Evans, Katharine. A brief discovery of God’s eternal truth and a way opened to the simple hearted whereby they may come to know Christ and his ministers, from Antichrist and his ministers: with a warning from the Lord to all people that do name the name of Christ, to depart from iniquity / written in the Inquisition of Malta. London, 1663. Early English Books Online.

Evans, Katharine and Sarah Cheevers. This Is a Short Relation of Some of the Cruel Sufferings (for the Truths Sake) of Katharine Evans & Sarah Chevers in the Inquisition of the Isle of Malta Who Have Suffered There above Three Years by the Pope’s Authority, There to Be Deteined until They Dye: Which Relation of Their Sufferings Is Come Form Their Own Hands and Mouths as Doth Appear in the Following Treatise… Edited by D. B. London, 1662. Early English Books Online.
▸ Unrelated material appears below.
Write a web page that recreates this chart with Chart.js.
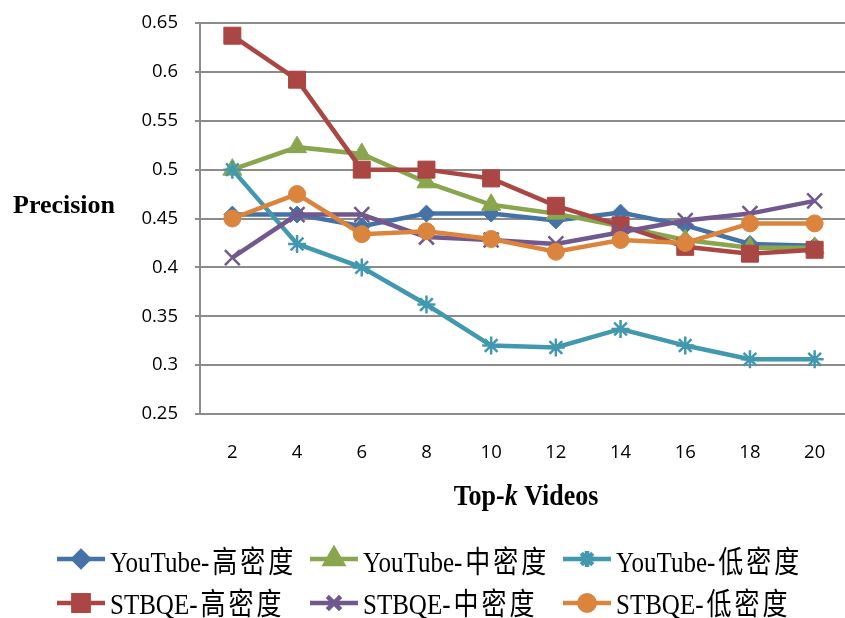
<!DOCTYPE html>
<html>
<head>
<meta charset="utf-8">
<script src="https://cdn.jsdelivr.net/npm/chart.js@4/dist/chart.umd.min.js"></script>
<style>
  html, body { margin: 0; padding: 0; background: #fff; overflow: hidden; }
  #wrap { width: 845px; height: 618px; overflow: hidden; }
  canvas { display: block; }
</style>
</head>
<body>
<div id="wrap"><canvas id="c" width="860" height="618" style="width:860px;height:618px"></canvas></div>
<script>
// Top-k values on the horizontal axis
const kValues = ['2', '4', '6', '8', '10', '12', '14', '16', '18', '20'];

// Precision for each method / density
const youtubeHigh = [0.454, 0.454, 0.442, 0.455, 0.455, 0.448, 0.456, 0.443, 0.424, 0.422];
const youtubeMid  = [0.500, 0.523, 0.516, 0.487, 0.464, 0.455, 0.442, 0.428, 0.420, 0.420];
const youtubeLow  = [0.500, 0.424, 0.400, 0.362, 0.320, 0.318, 0.337, 0.320, 0.306, 0.306];
const stbqeHigh   = [0.637, 0.592, 0.500, 0.500, 0.491, 0.463, 0.443, 0.421, 0.414, 0.418];
const stbqeMid    = [0.410, 0.454, 0.454, 0.431, 0.428, 0.424, 0.436, 0.448, 0.455, 0.468];
const stbqeLow    = [0.450, 0.475, 0.434, 0.437, 0.429, 0.416, 0.428, 0.425, 0.445, 0.445];

// Series names
const seriesNames = ['YouTube-高密度', 'YouTube-中密度', 'YouTube-低密度', 'STBQE-高密度', 'STBQE-中密度', 'STBQE-低密度'];

// Y axis range
const yMin = 0.25, yMax = 0.65, yStep = 0.05;

const styles = [
  { color: '#4572A7', pointStyle: 'rectRot',  radius: 8.5, fill: true },
  { color: '#89A54E', pointStyle: 'triangle', radius: 11,  fill: true },
  { color: '#4198AF', pointStyle: 'star',     radius: 9,   fill: false },
  { color: '#AA4643', pointStyle: 'rect',     radius: 12,  fill: true },
  { color: '#71588F', pointStyle: 'crossRot', radius: 10.5, fill: false },
  { color: '#DB843D', pointStyle: 'circle',   radius: 8.5, fill: true }
];
const seriesData = [youtubeHigh, youtubeMid, youtubeLow, stbqeHigh, stbqeMid, stbqeLow];

const datasets = seriesData.map((d, i) => ({
  label: seriesNames[i],
  data: d,
  borderColor: styles[i].color,
  backgroundColor: styles[i].color,
  borderWidth: 4.5,
  tension: 0,
  pointStyle: styles[i].pointStyle,
  pointRadius: styles[i].radius,
  pointBackgroundColor: styles[i].color,
  pointBorderColor: styles[i].color,
  pointBorderWidth: styles[i].fill ? 1 : 2.5,
  pointHoverRadius: styles[i].radius,
  order: seriesData.length - i   // later series drawn on top
}));

const serif = "'Liberation Serif', 'Times New Roman', 'Noto Sans CJK SC', serif";

// Axis titles and a three-column legend
const decorations = {
  id: 'decorations',
  afterDraw(chart) {
    const ctx = chart.ctx;
    ctx.save();
    ctx.fillStyle = '#000';
    ctx.textBaseline = 'alphabetic';

    // y-axis title, written horizontally
    ctx.font = "bold 26px " + serif;
    ctx.textAlign = 'left';
    ctx.fillText('Precision', 13, 213);

    // x-axis title with italic k
    const parts = [
      { t: 'Top-', f: "bold 26px " + serif },
      { t: 'k', f: "italic bold 26px " + serif },
      { t: ' Videos', f: "bold 26px " + serif }
    ];
    let total = 0;
    parts.forEach(p => { ctx.font = p.f; p.w = ctx.measureText(p.t).width; total += p.w; });
    let x = 526 - total / 2;
    ctx.save();
    ctx.translate(0, 505);
    ctx.scale(1, 1.12);
    parts.forEach(p => { ctx.font = p.f; ctx.fillText(p.t, x, 0); x += p.w; });
    ctx.restore();

    // legend
    const colX = [57, 310, 563];
    const rowLineY = [559, 603];
    const rowBase = [572, 614];
    chart.data.datasets.forEach((ds, i) => {
      const col = i % 3, row = Math.floor(i / 3);
      const x0 = colX[col], ly = rowLineY[row];
      ctx.strokeStyle = ds.borderColor;
      ctx.lineWidth = 4.5;
      ctx.lineCap = 'butt';
      ctx.beginPath();
      ctx.moveTo(x0, ly);
      ctx.lineTo(x0 + 48, ly);
      ctx.stroke();
      ctx.fillStyle = ds.pointBackgroundColor;
      ctx.strokeStyle = ds.pointBorderColor;
      Chart.helpers.drawPoint(ctx, {
        pointStyle: ds.pointStyle,
        radius: ds.pointRadius * 0.9,
        borderWidth: ds.pointBorderWidth,
        rotation: 0
      }, x0 + 24, ly);

      // label: latin prefix, then the CJK part with a little tracking
      const dash = ds.label.indexOf('-') + 1;
      const latin = ds.label.slice(0, dash);
      const cjk = ds.label.slice(dash);
      ctx.fillStyle = '#000';
      ctx.font = "25px " + serif;
      ctx.save();
      ctx.translate(x0 + 53, rowBase[row]);
      ctx.scale(1, 1.2);
      ctx.letterSpacing = '0px';
      ctx.fillText(latin, 0, 0);
      const lw = ctx.measureText(latin).width;
      ctx.letterSpacing = '3px';
      ctx.fillText(cjk, lw + 3, 0);
      ctx.restore();
    });
    ctx.restore();
  }
};

new Chart(document.getElementById('c'), {
  type: 'line',
  data: { labels: kValues, datasets },
  plugins: [decorations],
  options: {
    responsive: false,
    animation: false,
    events: [],
    layout: { padding: { top: 23, right: 7, left: 0, bottom: 0 } },
    plugins: { legend: { display: false }, tooltip: { enabled: false } },
    scales: {
      x: {
        type: 'category',
        offset: true,
        grid: { display: false, drawTicks: false },
        border: { display: true, color: '#8c8c8c', width: 2 },
        ticks: {
          color: '#000',
          font: { family: "'Open Sans', sans-serif", size: 18.5 },
          padding: 28,
          maxRotation: 0,
          autoSkip: false
        },
        afterFit(scale) { scale.height = 204; }
      },
      y: {
        min: yMin,
        max: yMax,
        grid: { color: '#8c8c8c', lineWidth: 2, drawTicks: true, tickLength: 5 },
        border: { display: true, color: '#8c8c8c', width: 2 },
        ticks: {
          stepSize: yStep,
          color: '#000',
          font: { family: "'Open Sans', sans-serif", size: 18.5 },
          padding: 17,
          callback: v => String(Number(v.toFixed(2)))
        },
        afterFit(scale) {
          scale.width = 200;
          scale.paddingTop = 0;
          scale.paddingBottom = 0;
        }
      }
    }
  }
});
</script>
</body>
</html>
———. A True Account of the Great Tryals and Cruel Sufferings Undergone by Those Two Faithful Servants of God, Katherine Evans and Sarah Cheevers in the Time of Their above Three Years and a Halfs Confinement in the Island Malta. Also, How God at Last by His Almighty Power Effected Their Deliverance, and Brought Them Back into the Land of Their Nativity. To Which Is Added, a Short Relation from George Robinson, of the Sufferings That Befel Him in His Journey to Jerusalem; and How God Saved Him from the Hands of Cruelty When the Sentence of Death Was Passed against Him. Edited by D. B. London, 1663. Early English Books Online.